• MATERIAL PROVIDED:
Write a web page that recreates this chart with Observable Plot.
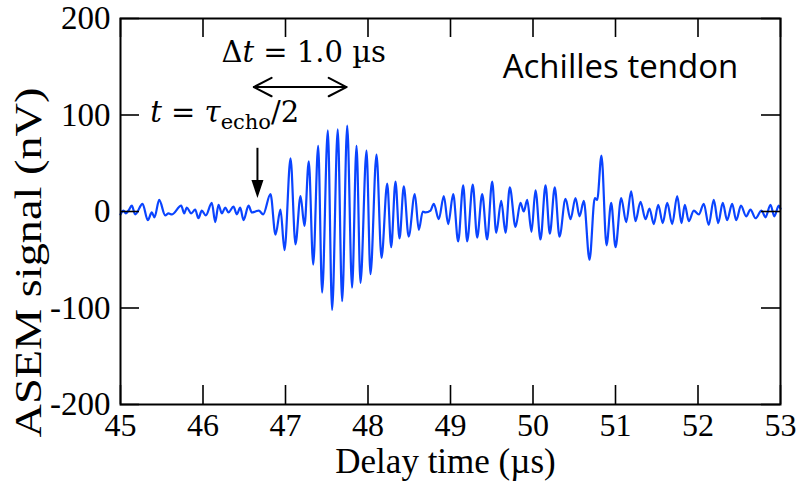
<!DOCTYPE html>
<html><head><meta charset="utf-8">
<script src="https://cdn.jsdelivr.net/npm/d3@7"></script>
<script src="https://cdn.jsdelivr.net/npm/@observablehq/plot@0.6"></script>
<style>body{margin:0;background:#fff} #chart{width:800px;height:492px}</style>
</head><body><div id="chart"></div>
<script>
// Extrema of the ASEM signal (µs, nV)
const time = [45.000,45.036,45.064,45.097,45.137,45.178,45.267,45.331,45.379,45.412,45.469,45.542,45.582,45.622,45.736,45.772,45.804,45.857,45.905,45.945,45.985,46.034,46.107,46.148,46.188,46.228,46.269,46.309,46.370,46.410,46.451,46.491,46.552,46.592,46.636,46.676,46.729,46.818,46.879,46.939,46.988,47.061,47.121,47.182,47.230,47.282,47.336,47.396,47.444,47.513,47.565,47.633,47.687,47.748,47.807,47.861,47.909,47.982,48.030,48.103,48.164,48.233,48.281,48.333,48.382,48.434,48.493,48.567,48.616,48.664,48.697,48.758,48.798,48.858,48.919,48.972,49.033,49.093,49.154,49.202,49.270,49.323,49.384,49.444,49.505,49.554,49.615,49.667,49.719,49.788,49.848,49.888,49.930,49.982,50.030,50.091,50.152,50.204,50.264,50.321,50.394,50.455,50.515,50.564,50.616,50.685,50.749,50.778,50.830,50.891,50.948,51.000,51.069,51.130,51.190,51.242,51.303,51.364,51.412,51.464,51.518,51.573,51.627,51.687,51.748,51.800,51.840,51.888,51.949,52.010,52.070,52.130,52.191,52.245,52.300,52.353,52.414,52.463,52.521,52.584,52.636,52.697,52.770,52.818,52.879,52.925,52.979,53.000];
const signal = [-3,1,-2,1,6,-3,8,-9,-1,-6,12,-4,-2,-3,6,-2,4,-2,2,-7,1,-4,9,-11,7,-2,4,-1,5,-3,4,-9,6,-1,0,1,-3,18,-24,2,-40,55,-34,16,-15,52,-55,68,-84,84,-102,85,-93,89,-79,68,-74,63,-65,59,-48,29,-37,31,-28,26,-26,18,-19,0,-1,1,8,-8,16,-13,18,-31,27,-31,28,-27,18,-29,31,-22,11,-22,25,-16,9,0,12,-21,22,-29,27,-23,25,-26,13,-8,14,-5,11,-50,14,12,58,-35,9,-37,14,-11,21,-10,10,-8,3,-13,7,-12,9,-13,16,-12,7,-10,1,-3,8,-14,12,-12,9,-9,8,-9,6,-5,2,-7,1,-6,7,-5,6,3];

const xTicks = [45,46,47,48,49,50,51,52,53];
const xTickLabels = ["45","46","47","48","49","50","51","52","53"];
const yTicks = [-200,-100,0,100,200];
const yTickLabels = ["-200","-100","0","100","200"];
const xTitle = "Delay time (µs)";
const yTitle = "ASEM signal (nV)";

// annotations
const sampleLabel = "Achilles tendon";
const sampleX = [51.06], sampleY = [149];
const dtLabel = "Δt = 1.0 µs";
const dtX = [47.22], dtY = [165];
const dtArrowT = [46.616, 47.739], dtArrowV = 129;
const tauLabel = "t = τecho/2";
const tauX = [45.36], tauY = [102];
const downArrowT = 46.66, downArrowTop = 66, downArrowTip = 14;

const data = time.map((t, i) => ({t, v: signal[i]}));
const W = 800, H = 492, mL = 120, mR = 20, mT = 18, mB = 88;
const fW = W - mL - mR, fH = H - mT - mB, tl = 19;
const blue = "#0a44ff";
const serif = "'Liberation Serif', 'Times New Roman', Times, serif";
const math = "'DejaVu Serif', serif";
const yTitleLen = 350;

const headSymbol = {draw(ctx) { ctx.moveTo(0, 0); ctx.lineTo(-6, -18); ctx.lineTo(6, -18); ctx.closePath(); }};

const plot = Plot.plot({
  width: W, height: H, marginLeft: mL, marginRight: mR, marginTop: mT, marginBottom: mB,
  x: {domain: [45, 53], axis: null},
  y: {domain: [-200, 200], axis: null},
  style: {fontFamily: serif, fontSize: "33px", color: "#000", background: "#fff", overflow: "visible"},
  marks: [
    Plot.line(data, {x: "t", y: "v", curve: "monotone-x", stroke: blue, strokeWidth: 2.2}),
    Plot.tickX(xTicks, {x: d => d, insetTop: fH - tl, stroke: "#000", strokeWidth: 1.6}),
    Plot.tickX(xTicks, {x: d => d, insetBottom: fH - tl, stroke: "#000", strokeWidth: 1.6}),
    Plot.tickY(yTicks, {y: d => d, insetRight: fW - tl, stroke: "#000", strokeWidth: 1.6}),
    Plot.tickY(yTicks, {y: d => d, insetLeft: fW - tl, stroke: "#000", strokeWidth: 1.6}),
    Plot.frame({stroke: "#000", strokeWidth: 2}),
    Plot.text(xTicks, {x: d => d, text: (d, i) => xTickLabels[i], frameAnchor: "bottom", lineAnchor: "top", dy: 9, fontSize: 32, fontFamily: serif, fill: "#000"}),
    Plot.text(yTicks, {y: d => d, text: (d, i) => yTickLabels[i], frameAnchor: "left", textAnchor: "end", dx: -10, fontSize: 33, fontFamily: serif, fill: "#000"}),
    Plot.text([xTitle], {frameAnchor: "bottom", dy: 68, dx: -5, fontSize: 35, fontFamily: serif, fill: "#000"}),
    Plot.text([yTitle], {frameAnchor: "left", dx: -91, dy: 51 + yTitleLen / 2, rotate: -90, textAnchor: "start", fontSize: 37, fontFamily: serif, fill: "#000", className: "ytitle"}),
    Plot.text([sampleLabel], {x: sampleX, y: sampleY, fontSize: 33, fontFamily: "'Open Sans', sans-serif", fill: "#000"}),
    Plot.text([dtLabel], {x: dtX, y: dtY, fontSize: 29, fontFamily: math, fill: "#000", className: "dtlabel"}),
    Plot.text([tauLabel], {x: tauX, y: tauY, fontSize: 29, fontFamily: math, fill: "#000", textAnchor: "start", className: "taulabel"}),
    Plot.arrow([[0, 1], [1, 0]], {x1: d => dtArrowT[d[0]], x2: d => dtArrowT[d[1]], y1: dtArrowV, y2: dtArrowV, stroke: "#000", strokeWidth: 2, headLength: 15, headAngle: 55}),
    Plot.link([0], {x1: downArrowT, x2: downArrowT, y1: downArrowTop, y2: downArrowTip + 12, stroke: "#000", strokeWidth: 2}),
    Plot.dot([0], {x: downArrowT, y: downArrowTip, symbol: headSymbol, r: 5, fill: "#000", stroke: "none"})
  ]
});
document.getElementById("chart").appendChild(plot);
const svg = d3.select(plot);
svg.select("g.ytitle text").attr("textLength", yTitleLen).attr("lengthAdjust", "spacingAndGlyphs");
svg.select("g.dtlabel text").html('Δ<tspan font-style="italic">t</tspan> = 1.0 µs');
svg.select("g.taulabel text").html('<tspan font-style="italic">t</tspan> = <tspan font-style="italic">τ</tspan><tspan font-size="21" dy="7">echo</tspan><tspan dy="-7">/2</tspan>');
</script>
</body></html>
...
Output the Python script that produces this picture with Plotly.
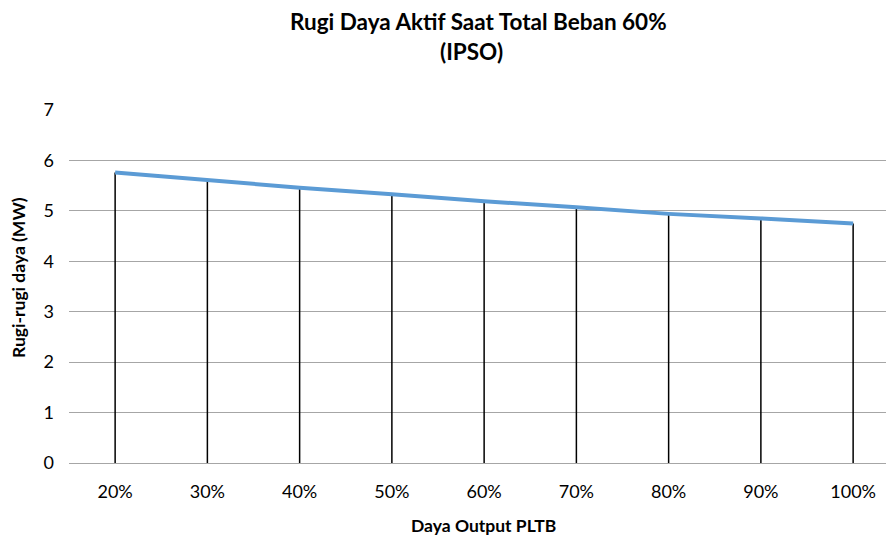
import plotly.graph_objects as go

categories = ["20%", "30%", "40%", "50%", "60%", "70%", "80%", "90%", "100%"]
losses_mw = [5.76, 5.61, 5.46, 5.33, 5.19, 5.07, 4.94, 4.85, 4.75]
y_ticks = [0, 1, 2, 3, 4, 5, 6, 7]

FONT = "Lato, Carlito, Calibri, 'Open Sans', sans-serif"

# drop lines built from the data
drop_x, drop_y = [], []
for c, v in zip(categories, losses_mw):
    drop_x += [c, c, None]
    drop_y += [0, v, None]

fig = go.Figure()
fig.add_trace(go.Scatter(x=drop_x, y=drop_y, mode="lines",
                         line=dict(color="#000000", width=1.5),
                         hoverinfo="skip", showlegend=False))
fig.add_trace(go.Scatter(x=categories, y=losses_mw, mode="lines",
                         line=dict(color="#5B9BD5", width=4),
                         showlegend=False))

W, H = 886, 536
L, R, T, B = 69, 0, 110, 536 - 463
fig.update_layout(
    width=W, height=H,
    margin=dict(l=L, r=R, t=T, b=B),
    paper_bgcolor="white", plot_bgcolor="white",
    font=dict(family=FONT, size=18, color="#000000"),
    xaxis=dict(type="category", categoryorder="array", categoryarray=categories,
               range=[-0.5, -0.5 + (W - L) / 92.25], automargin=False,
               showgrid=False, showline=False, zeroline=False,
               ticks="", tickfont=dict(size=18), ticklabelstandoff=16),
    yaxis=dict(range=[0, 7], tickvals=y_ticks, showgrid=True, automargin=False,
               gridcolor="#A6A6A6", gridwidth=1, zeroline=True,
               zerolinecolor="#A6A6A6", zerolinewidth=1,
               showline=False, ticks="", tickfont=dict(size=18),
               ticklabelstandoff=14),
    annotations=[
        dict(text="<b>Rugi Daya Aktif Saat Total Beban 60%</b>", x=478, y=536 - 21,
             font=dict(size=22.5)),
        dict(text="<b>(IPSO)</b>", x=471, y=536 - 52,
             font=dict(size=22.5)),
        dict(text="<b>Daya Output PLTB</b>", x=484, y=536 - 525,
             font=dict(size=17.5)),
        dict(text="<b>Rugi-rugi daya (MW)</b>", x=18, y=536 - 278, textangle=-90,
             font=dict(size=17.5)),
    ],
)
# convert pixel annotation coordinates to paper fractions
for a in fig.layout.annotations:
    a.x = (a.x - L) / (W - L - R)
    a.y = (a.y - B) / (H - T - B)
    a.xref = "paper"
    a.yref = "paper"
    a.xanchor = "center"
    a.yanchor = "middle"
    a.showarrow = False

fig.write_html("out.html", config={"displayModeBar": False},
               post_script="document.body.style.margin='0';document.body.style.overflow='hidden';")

• YOUR GOAL:
Omit all pictures, then copy the lines between the ones holding "Output the Python" and "y_ticks = [0, 1, 2, 3, 4, 5, 6, 7]", inclusive.

• FINAL ANSWER:
Output the Python script that produces this picture with Plotly.
import plotly.graph_objects as go

categories = ["20%", "30%", "40%", "50%", "60%", "70%", "80%", "90%", "100%"]
losses_mw = [5.76, 5.61, 5.46, 5.33, 5.19, 5.07, 4.94, 4.85, 4.75]
y_ticks = [0, 1, 2, 3, 4, 5, 6, 7]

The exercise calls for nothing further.